THE FOREST of Hands and Teeth by Carrie Ryan is a wee bit of fiction with a touch of horror and pathos, wrapped in a popular genre.

Warning: There is a major spoiler on the way.

Basically Ryan's book is a zombie story. Yep, another one. What with the Living Dead, I Am Legend, Shaun of the Dead, 28 Days and all the other zombie movies of the last couple of years, you'd think that just about everything that can be written or filmed about zombies, had been done.

But no, here's another version of the popular genre.

The Forest of Hands and Teeth is set sometime in the future – Mary and her family live in a small village surrounded by high, wire fences; not to keep them in, but to keep the 'Unconsecrated' out.

Their world has devolved to a kind of pre-industrial level, with little knowledge of the time that went before, apart from stories and some trinkets passed down from generation to generation.

Mary, for whatever reason, doesn't feel comfortable.
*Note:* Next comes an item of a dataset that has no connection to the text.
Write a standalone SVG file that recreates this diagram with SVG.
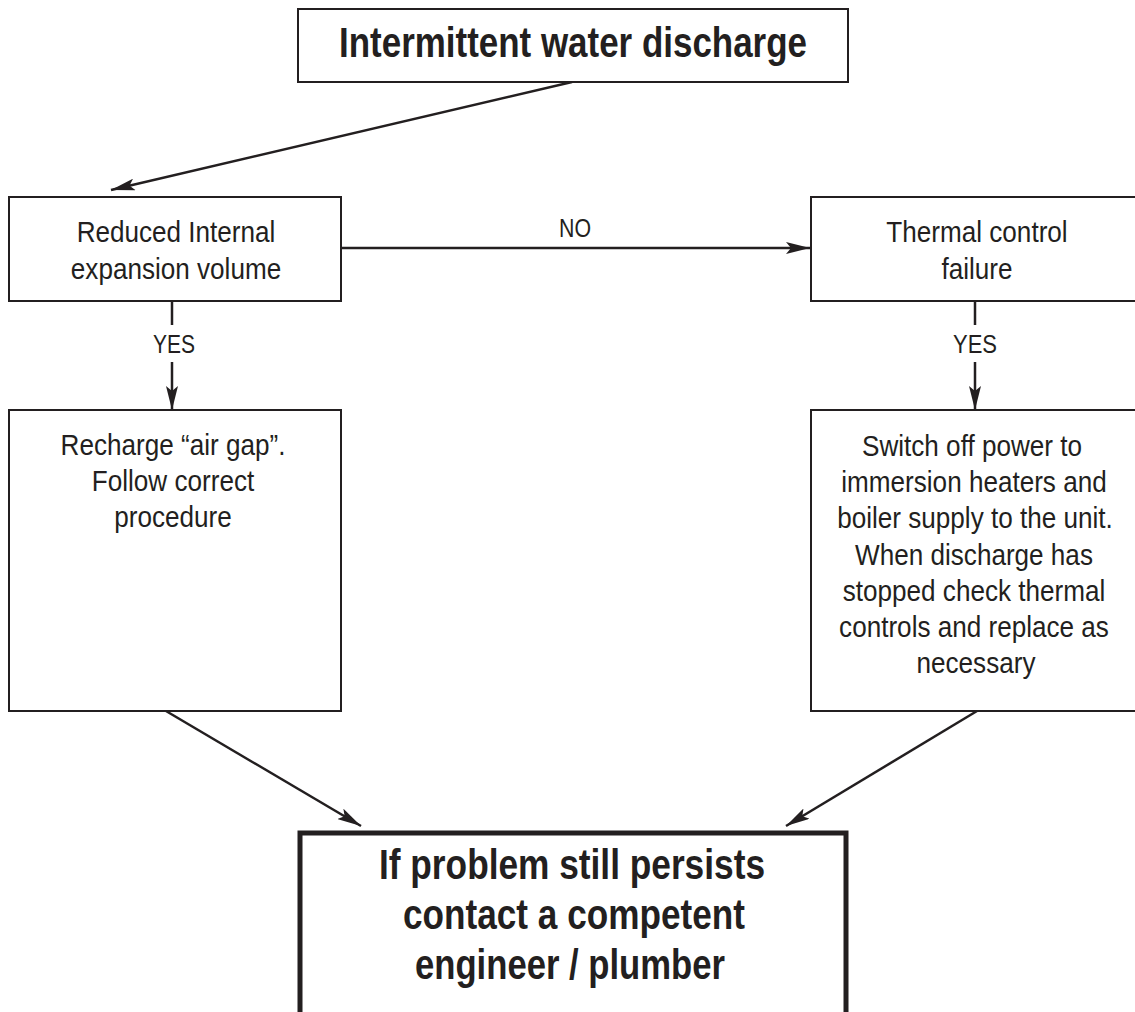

As a child her mother whispered stories about the 'Sea', a huge body of water that has come to represent freedom in Mary's imagination.

Despite her dislocation from society though, Mary is about to get married. It's what everyone does; they must continue to breed or the Unconsecrated will multiply and humans will cease to exist.

But something is about to change. The Sisters who run the village – a religious order that blames development and 'meddling with God's work' for the source of the Unconsecrated – are worried.

There are too many Unconsecrated and not enough humans; something has to give.

What makes The Forest of Hands and Teeth a cut above the usual zombie story, is the vaguely archaic feel to Ryan's text. Her prose is oddly old fashioned and quite descriptive.

Although Mary is meant to be the central character, she's not entirely sympathetic. She is often quite selfish and somewhat self-absorbed. Right to the end she drags others with her on her dangerous search for 'something more'.

While, truly there is nothing really of joy in Mary's village – especially after she falls in love with the wrong person – her need to escape is tinged with self-indulgence.

Ryan's book is an interesting look at what has become a traditional genre; zombies as a metaphor for the dangers of scientific experiments and the hubris of humans attempting to manipulate nature.

However, while the micro-analysis of a single character's motivation is interesting in a literary way, it doesn't make The Forest of Hands and Teeth a gripping read.

Rather, the points of real interest – the source of the zombies, their makers, the rest of the world – are lost under the layers of personal angst and 'coming of age' romance.

Still, this is a different type of zombie story; one that will interest readers who wouldn't normally pick up this genre and for that alone, The Forest of Hands and Teeth is worth a read.

The Forest of Hands & Teeth by Carrie Ryan is published by Gollancz and is available from good bookstores and online.